• _Aim of the exercise_:
Print word for word the first line of the listing below and every line after it, through the line with "Chart.register(...registerables);". Leave out the pictures and the rest.

────────────────

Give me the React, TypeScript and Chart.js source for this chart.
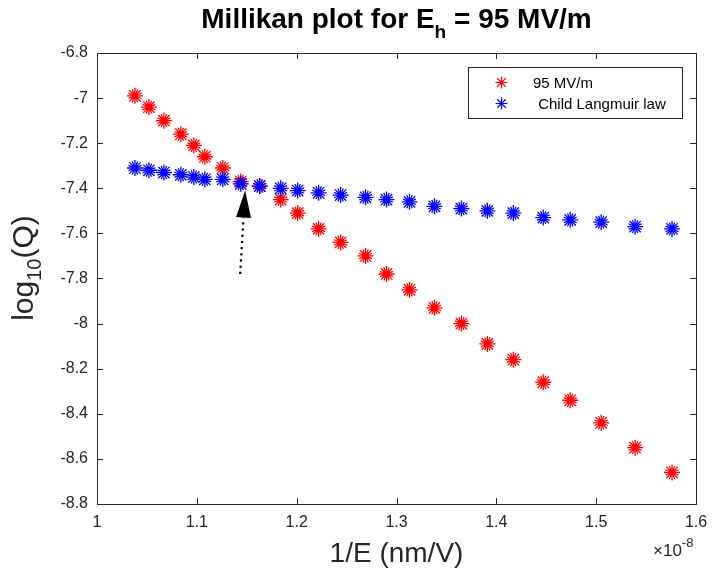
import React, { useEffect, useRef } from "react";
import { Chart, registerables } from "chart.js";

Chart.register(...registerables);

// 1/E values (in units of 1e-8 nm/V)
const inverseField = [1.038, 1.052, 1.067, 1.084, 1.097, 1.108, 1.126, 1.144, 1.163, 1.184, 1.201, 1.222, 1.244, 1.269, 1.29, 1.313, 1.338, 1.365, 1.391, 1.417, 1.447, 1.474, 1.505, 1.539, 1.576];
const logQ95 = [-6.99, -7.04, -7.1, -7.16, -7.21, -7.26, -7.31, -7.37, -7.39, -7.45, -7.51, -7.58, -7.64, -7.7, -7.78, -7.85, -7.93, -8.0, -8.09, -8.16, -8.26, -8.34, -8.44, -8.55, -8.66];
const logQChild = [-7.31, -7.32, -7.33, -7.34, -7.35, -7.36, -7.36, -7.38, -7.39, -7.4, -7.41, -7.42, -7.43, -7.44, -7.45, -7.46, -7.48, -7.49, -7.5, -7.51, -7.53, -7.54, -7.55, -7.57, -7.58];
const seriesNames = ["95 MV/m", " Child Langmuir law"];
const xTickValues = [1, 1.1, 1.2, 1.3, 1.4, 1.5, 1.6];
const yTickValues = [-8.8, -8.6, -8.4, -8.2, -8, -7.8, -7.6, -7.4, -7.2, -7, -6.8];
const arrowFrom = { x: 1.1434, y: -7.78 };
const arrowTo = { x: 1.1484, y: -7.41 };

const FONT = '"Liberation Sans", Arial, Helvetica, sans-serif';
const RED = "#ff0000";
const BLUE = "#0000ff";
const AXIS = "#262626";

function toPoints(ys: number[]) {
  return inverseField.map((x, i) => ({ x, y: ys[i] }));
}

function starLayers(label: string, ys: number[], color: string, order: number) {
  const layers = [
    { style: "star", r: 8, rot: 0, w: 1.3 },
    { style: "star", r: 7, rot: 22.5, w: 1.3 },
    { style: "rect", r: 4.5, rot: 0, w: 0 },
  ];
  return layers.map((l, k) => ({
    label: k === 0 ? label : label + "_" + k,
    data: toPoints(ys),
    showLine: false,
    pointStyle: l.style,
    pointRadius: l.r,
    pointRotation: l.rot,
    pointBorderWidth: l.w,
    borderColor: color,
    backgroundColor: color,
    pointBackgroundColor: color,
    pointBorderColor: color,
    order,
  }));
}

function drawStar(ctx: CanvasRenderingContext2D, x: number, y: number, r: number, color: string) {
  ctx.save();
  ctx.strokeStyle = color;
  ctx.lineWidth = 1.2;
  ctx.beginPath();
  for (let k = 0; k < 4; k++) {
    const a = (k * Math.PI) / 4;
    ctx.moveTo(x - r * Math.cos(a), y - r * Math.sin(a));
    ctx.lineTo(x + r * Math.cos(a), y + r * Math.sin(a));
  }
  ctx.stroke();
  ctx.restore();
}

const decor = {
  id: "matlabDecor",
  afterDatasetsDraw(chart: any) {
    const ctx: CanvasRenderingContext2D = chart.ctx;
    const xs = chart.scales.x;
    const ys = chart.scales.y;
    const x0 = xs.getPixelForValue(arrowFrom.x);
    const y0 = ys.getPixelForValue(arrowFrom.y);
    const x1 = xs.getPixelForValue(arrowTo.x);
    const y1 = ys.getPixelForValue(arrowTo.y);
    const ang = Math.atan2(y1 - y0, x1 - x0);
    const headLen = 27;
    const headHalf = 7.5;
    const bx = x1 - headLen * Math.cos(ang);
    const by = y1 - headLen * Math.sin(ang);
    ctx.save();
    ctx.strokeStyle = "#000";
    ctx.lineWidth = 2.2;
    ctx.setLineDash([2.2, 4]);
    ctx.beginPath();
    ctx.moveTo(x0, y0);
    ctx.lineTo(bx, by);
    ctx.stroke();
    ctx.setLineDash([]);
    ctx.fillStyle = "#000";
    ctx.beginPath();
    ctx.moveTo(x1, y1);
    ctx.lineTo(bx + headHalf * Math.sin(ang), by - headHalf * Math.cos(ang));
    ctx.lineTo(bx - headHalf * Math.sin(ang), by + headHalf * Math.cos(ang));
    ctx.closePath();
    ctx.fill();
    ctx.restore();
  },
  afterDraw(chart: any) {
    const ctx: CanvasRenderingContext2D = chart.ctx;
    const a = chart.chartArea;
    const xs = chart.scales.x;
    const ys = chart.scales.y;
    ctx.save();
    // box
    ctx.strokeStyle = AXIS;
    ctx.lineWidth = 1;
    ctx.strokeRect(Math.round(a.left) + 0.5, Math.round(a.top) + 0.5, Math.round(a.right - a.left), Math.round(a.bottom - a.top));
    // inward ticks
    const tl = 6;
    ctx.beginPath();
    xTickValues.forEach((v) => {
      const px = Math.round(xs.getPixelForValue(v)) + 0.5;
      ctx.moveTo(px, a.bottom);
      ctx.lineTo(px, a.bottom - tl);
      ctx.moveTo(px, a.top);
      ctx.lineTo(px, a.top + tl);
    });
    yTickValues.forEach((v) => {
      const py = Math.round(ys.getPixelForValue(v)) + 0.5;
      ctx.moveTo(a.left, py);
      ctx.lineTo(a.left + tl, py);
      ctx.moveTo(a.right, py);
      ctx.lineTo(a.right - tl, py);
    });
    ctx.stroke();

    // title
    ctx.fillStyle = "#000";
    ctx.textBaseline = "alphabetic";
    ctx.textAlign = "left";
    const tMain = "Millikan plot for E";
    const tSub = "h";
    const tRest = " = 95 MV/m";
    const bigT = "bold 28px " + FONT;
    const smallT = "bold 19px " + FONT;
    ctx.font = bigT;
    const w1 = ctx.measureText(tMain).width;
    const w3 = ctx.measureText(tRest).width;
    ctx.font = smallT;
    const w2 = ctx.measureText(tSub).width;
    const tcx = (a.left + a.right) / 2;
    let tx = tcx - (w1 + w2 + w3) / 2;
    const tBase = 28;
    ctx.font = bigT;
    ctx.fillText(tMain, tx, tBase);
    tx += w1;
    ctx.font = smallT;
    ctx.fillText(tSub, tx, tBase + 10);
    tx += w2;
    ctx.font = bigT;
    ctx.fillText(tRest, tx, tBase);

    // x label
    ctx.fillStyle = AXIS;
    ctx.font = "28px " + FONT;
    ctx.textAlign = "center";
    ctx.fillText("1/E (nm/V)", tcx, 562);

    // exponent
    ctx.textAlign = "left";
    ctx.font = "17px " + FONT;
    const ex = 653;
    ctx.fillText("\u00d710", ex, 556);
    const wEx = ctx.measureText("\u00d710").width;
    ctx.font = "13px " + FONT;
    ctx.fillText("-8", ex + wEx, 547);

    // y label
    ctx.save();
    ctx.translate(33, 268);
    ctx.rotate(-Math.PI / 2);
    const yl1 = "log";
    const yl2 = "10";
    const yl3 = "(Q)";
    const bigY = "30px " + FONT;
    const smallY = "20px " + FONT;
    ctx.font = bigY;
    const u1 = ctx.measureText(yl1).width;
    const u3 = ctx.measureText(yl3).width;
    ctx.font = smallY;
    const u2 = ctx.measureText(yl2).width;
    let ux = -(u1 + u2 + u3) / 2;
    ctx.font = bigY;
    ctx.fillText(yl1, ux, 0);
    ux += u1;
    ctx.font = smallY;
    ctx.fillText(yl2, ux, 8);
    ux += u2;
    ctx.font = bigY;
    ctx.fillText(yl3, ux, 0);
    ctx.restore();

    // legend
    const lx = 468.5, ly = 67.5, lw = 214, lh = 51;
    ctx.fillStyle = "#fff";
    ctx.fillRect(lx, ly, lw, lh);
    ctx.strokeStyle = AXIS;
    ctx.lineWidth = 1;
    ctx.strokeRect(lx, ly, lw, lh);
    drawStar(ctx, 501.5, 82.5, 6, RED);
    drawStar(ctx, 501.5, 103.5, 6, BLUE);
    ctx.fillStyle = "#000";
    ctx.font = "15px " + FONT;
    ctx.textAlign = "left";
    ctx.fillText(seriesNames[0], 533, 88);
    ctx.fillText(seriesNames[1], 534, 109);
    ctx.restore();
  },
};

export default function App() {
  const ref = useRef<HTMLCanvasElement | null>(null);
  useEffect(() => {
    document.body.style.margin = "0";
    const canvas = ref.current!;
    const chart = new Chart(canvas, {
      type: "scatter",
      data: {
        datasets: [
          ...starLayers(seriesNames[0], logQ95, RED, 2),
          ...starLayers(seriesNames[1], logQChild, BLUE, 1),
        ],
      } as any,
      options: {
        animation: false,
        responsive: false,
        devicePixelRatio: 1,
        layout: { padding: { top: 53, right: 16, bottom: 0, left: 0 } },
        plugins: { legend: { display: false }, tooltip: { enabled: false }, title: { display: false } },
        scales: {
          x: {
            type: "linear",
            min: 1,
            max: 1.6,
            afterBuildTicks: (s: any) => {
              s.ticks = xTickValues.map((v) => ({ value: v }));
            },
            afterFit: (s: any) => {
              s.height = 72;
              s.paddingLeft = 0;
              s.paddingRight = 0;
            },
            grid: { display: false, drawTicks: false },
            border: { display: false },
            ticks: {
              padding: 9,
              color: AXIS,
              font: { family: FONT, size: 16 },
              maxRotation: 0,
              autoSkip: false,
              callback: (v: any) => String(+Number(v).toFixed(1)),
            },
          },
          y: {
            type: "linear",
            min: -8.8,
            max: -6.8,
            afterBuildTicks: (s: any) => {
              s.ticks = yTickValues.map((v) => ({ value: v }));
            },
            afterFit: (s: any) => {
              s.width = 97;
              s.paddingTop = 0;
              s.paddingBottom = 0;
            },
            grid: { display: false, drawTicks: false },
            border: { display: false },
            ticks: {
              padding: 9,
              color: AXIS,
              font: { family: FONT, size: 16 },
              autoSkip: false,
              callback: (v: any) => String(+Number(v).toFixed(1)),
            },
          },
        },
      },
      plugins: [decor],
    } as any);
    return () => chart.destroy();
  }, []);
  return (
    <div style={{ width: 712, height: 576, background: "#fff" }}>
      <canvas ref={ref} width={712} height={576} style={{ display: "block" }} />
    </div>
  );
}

────────────────

• _Exercise response_:
Give me the React, TypeScript and Chart.js source for this chart.
import React, { useEffect, useRef } from "react";
import { Chart, registerables } from "chart.js";

Chart.register(...registerables);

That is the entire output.